The contributions of this study are: (1) identified gender specific self-adaptors in Japanese male and female university students, (2) suggested significant cross gender interactions between the gender of agents and the participants’ gender in the case of the female agent. Our evaluation of the interactions between the agents that exhibit self-adaptors typically exhibited by Japanese male and female indicated that there is a dichotomy on the impression on the agent between participants’ gender. Japanese male participants showed more favorable impressions on agents that display feminine self-adaptors than masculine ones performed by the female agent, while Japanese female participants showed rigorous impressions toward feminine self-adaptors.

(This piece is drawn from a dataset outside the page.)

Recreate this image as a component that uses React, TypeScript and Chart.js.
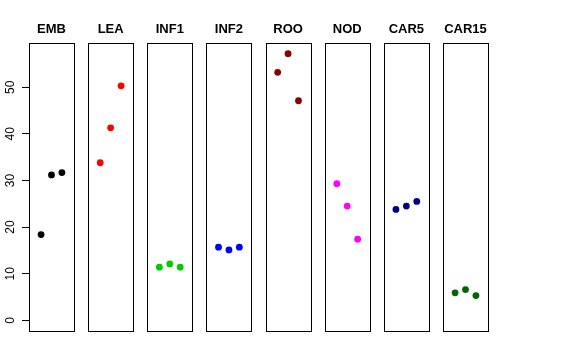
import React, { useEffect, useRef } from "react";
import { Chart, registerables } from "chart.js";
Chart.register(...registerables);

const panels = ["EMB", "LEA", "INF1", "INF2", "ROO", "NOD", "CAR5", "CAR15"];
const panelColors = ["#000000", "#FF0000", "#00CD00", "#0000FF", "#8B0000", "#FF00FF", "#000080", "#006400"];

const EMB = [18.4, 31.2, 31.7];
const LEA = [33.8, 41.3, 50.3];
const INF1 = [11.4, 12.1, 11.4];
const INF2 = [15.7, 15.1, 15.7];
const ROO = [53.2, 57.2, 47.1];
const NOD = [29.3, 24.5, 17.4];
const CAR5 = [23.8, 24.5, 25.5];
const CAR15 = [5.9, 6.6, 5.3];
const seriesValues = [EMB, LEA, INF1, INF2, ROO, NOD, CAR5, CAR15];

const yTicks = [0, 10, 20, 30, 40, 50];
const withinPanel = [1, 2, 3];

// panel geometry in x data units
const PANEL_MIN = -0.16;
const PANEL_MAX = 4.16;
const PANEL_STEP = 5.68;
const Y_MIN = -2.288;
const Y_MAX = 59.488;

const panelPlugin = {
  id: "panelPlugin",
  afterDraw(chart: any) {
    const ctx = chart.ctx;
    const xs = chart.scales.x;
    const ys = chart.scales.y;
    const top = chart.chartArea.top;
    const bottom = chart.chartArea.bottom;
    ctx.save();
    panels.forEach((name, i) => {
      const l = xs.getPixelForValue(i * PANEL_STEP + PANEL_MIN);
      const r = xs.getPixelForValue(i * PANEL_STEP + PANEL_MAX);
      ctx.strokeStyle = "#000000";
      ctx.lineWidth = 1;
      ctx.strokeRect(Math.round(l) + 0.5, Math.round(top) + 0.5, Math.round(r - l), Math.round(bottom - top));
      ctx.fillStyle = "#000000";
      ctx.font = "bold 13px 'Liberation Sans', Arial, sans-serif";
      ctx.textAlign = "center";
      ctx.textBaseline = "middle";
      ctx.fillText(name, (l + r) / 2, 29.5);
    });
    // y axis line from first to last tick
    const x0 = Math.round(xs.getPixelForValue(PANEL_MIN)) + 0.5;
    ctx.beginPath();
    ctx.moveTo(x0, ys.getPixelForValue(yTicks[0]));
    ctx.lineTo(x0, ys.getPixelForValue(yTicks[yTicks.length - 1]));
    ctx.stroke();
    ctx.restore();
  },
};

export default function App() {
  const ref = useRef<HTMLCanvasElement | null>(null);
  useEffect(() => {
    if (!ref.current) return;
    const datasets = seriesValues.map((vals, i) => ({
      label: panels[i],
      data: vals.map((v, j) => ({ x: i * PANEL_STEP + withinPanel[j], y: v })),
      backgroundColor: panelColors[i],
      borderColor: panelColors[i],
      pointRadius: 3.4,
      pointBorderWidth: 0,
    }));
    const chart = new Chart(ref.current, {
      type: "scatter",
      data: { datasets },
      options: {
        animation: false,
        responsive: false,
        layout: { padding: { left: 0, top: 43, right: 88, bottom: 29 } },
        plugins: { legend: { display: false }, tooltip: { enabled: false }, title: { display: false } },
        scales: {
          x: {
            type: "linear",
            display: false,
            min: PANEL_MIN,
            max: 7 * PANEL_STEP + PANEL_MAX,
          },
          y: {
            type: "linear",
            position: "left",
            min: Y_MIN,
            max: Y_MAX,
            afterBuildTicks: (scale: any) => {
              scale.ticks = yTicks.map((v) => ({ value: v }));
            },
            afterFit: (scale: any) => {
              scale.width = 29;
            },
            border: { display: false },
            grid: { drawOnChartArea: false, drawTicks: true, tickLength: 7, color: "#000000" },
            ticks: {
              color: "#000000",
              font: { size: 12, family: "'Liberation Sans', Arial, sans-serif" },
              minRotation: 90,
              maxRotation: 90,
              crossAlign: "center",
              padding: 5,
            },
          },
        },
      },
      plugins: [panelPlugin],
    });
    return () => chart.destroy();
  }, []);
  return (
    <div style={{ position: "absolute", left: 0, top: 0, width: 576, height: 360, background: "#fff" }}>
      <canvas ref={ref} width={576} height={360} style={{ width: 576, height: 360 }} />
    </div>
  );
}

Although we need to investigate our perception of agents with wider variety of agent’s appearances, gestures, and cultures, the result implies the combination of male appearance and masculine gestures might be “safer” in order to facilitate neutral impressions and avoid any cross gender interactions made by the gender of human users. Designers of virtual agents should consider gender of appearance and gesture animations of virtual agents, and make them customizable according to the user’s gender, preferences, social skills, conversational content, and cultures. We could make use of the advantage of virtual agents that they are flexible to customize to make them suit various conditions.